Under the new law, federal agents would be charged with misdemeanor offenses and could be hit with up to a $1,000 fine for trying to enforce any law that’s deemed an “infringement on the right to keep and bear arms.” There aren’t any specific federal laws mentioned, however lawmakers have said that it will include things like taxes and fees that are directly placed on firearms and any tracking efforts that DC may try to implement. The law would also lower the age for a concealed carry permit from 21 to 19 statewide and forbid local governments from limiting open carry.
As you would have suspected, the Democrats in the state legislature are calling it “unconstitutional” and a waste of time. Jamilah Nasheed, a Senate Democrat in the state said that “It is again another right wing Republican attempt to go Second Amendment crazy,” which would indicate that democrats in the state are going to fight this with everything they have since they obviously don’t believe that our Second Amendment rights are real rights as they’ve consistently shown us.
It’ll be interesting to see how this unfolds, as of now there are a few other states who have passed similar laws although some have already been defeated in court.
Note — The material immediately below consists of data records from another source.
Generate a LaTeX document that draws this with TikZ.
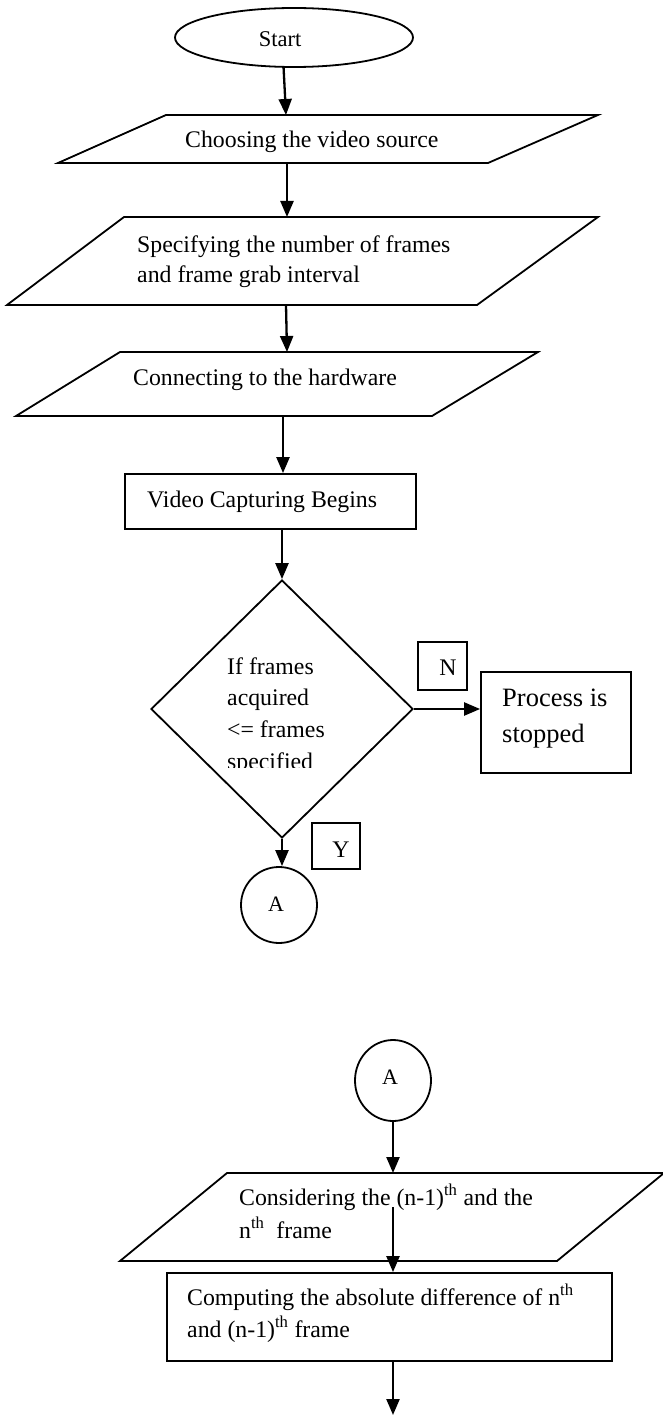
\documentclass[tikz,border=0pt]{standalone}
\usepackage{fontspec}
\setmainfont{Liberation Serif}
\usetikzlibrary{arrows.meta,shapes.geometric}
\begin{document}
\begin{tikzpicture}[x=1pt,y={(0pt,-1pt)},
  shp/.style={draw=black, line width=1.8pt, inner sep=0pt},
  arr/.style={draw=black, line width=2.3pt, -{Triangle[length=16pt,width=13pt]}},
  txt/.style={inner sep=0pt, anchor=base west, font=\fontsize{23.8}{30}\selectfont},
  bigtxt/.style={inner sep=0pt, anchor=base west, font=\fontsize{26.5}{33}\selectfont},
  ctxt/.style={inner sep=0pt, anchor=base, font=\fontsize{23.8}{30}\selectfont}]
\useasboundingbox (0,0) rectangle (663,1415);

% Start
\node[shp, ellipse, minimum width=238pt, minimum height=59pt] (start) at (294,37.5) {};
\node[ctxt, font=\fontsize{22.5}{26}\selectfont] (tstart) at (280,47) {Start};

% Choosing the video source
\draw[shp] (166,115) -- (598,115) -- (488,163) -- (58,163) -- cycle;
\coordinate (p1top) at (286,115);
\coordinate (p1bot) at (287,163);
\node[txt] (t1) at (185,148) {Choosing the video source};

% Specifying
\draw[shp] (124,217) -- (598,217) -- (477,305) -- (7,305) -- cycle;
\coordinate (p2top) at (287,217);
\coordinate (p2bot) at (286,305);
\node[txt] (t2a) at (137,252) {Specifying the number of frames};
\node[txt] (t2b) at (137,282) {and frame grab interval};

% Connecting
\draw[shp] (120,352) -- (538,352) -- (432,416) -- (16,416) -- cycle;
\coordinate (p3top) at (287,352);
\coordinate (p3bot) at (283,416);
\node[txt] (t3) at (133,385) {Connecting to the hardware};

% Video Capturing Begins
\node[shp, rectangle, minimum width=291pt, minimum height=55pt] (video) at (270.5,501.5) {};
\node[txt] (t4) at (147,507) {Video Capturing Begins};

% Decision
\node[shp, diamond, minimum width=262pt, minimum height=258pt] (dia) at (282,709) {};
\node[txt] (d1) at (227,674) {If frames};
\node[txt] (d2) at (227,705) {acquired};
\node[txt] (d3) at (227,737) {<= frames};
\begin{scope}
  \clip (200,740) rectangle (400,767);
  \node[txt] (d4) at (227,769) {specified};
\end{scope}

% N label and Process is stopped
\node[shp, rectangle, minimum width=49pt, minimum height=48pt] (nbox) at (442.5,666) {};
\node[ctxt] (tn) at (448,675) {N};
\node[shp, rectangle, minimum width=150pt, minimum height=101pt] (proc) at (556,722.5) {};
\node[bigtxt] (tp1) at (502,706) {Process is};
\node[bigtxt] (tp2) at (502,742) {stopped};

% Y label and connector A
\node[shp, rectangle, minimum width=48pt, minimum height=46pt] (ybox) at (336,846) {};
\node[ctxt] (ty) at (341,857) {Y};
\node[shp, ellipse, minimum width=76pt, minimum height=76pt] (a1) at (279,905) {};
\node[ctxt, font=\fontsize{22}{25}\selectfont] (ta1) at (276,911) {A};

% Second part
\node[shp, ellipse, minimum width=76pt, minimum height=81pt] (a2) at (393,1080.5) {};
\node[ctxt, font=\fontsize{22}{25}\selectfont] (ta2) at (390,1084) {A};

\draw[shp] (227,1173) -- (664,1173) -- (557,1261) -- (120,1261) -- cycle;
\coordinate (p4top) at (393,1173);
\coordinate (p4in) at (393,1207);
\node[txt] (t5a) at (239,1205) {Considering the (n-1)\textsuperscript{th} and the};
\node[txt] (t5b) at (239,1238) {n\textsuperscript{th}\ \ frame};

\node[shp, rectangle, minimum width=445pt, minimum height=88pt] (comp) at (389.5,1317) {};
\node[txt] (t6a) at (187,1305) {Computing the absolute difference of n\textsuperscript{th}};
\node[txt] (t6b) at (187,1337) {and (n-1)\textsuperscript{th} frame};
\coordinate (endpt) at (393,1415);

% Connectors
\draw[arr] (start.251) -- (p1top);
\draw[arr] (p1bot) -- (p2top);
\draw[arr] (p2bot) -- (p3top);
\draw[arr] (p3bot) -- (p3bot |- video.north);
\draw[arr] (video.south -| dia.north) -- (dia.north);
\draw[arr] (dia.east) -- (dia.east -| proc.west);
\draw[arr] (dia.south) -- (dia.south |- a1.north);
\draw[arr] (a2.south) -- (p4top);
\draw[arr] (p4in) -- (p4in |- comp.north);
\draw[arr] (comp.south -| endpt) -- (endpt);
\end{tikzpicture}
\end{document}
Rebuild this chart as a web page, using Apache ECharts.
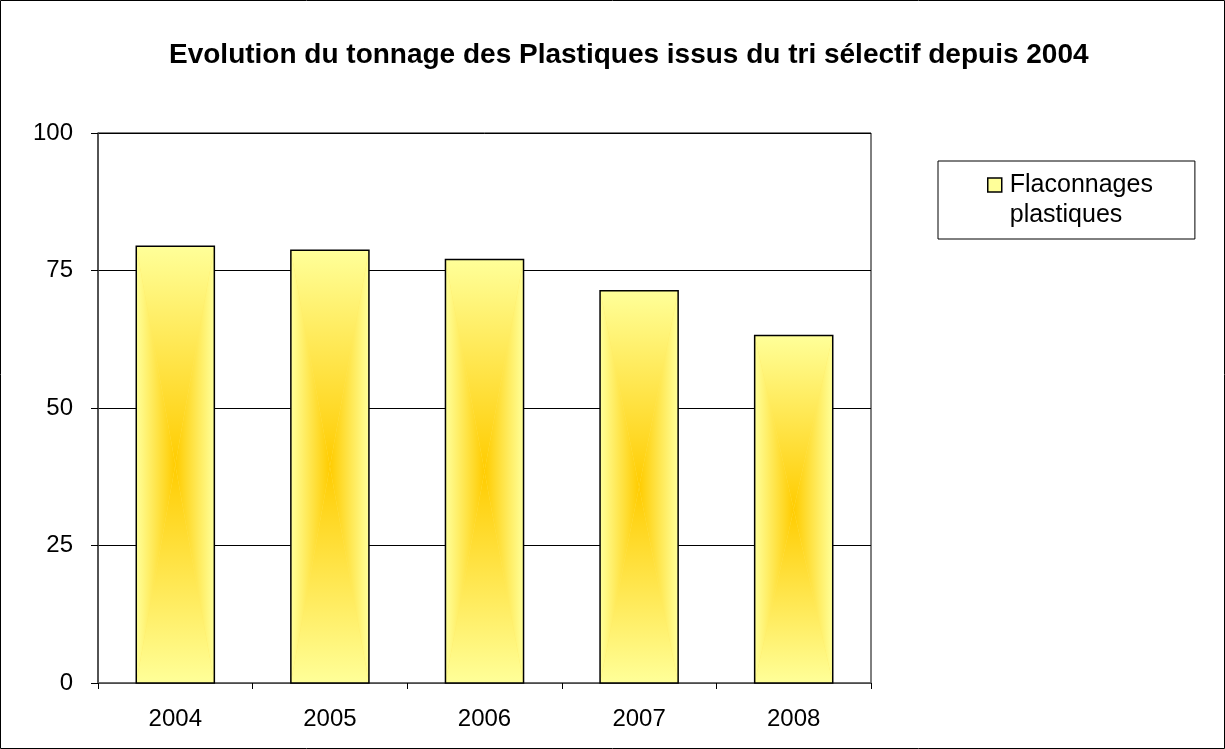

Montana had a law that prohibited the federal regulation of guns manufactured within the state but in 2009 it met its demise when an appeals court struck it down. Kansas also has a similar law prohibiting federal agents from enforcing gun laws on guns that are made and owned in the state which carries a felony charge, however Eric Holder has vowed to contest it at some point.
We can only hope that this becomes a trend amongst the states and they all start fighting back against the federal usurpations of authority. It’s no secret that the ever-expanding federal government has far exceeded the limits placed upon it in the Constitution and that’s a major reason we have the troubles we face. It’s long overdue that its power be reigned in and given back to the governments that are closest to the people and therefore know how to better govern them because the “one size fits all” approach we get from Washington obviously isn’t working.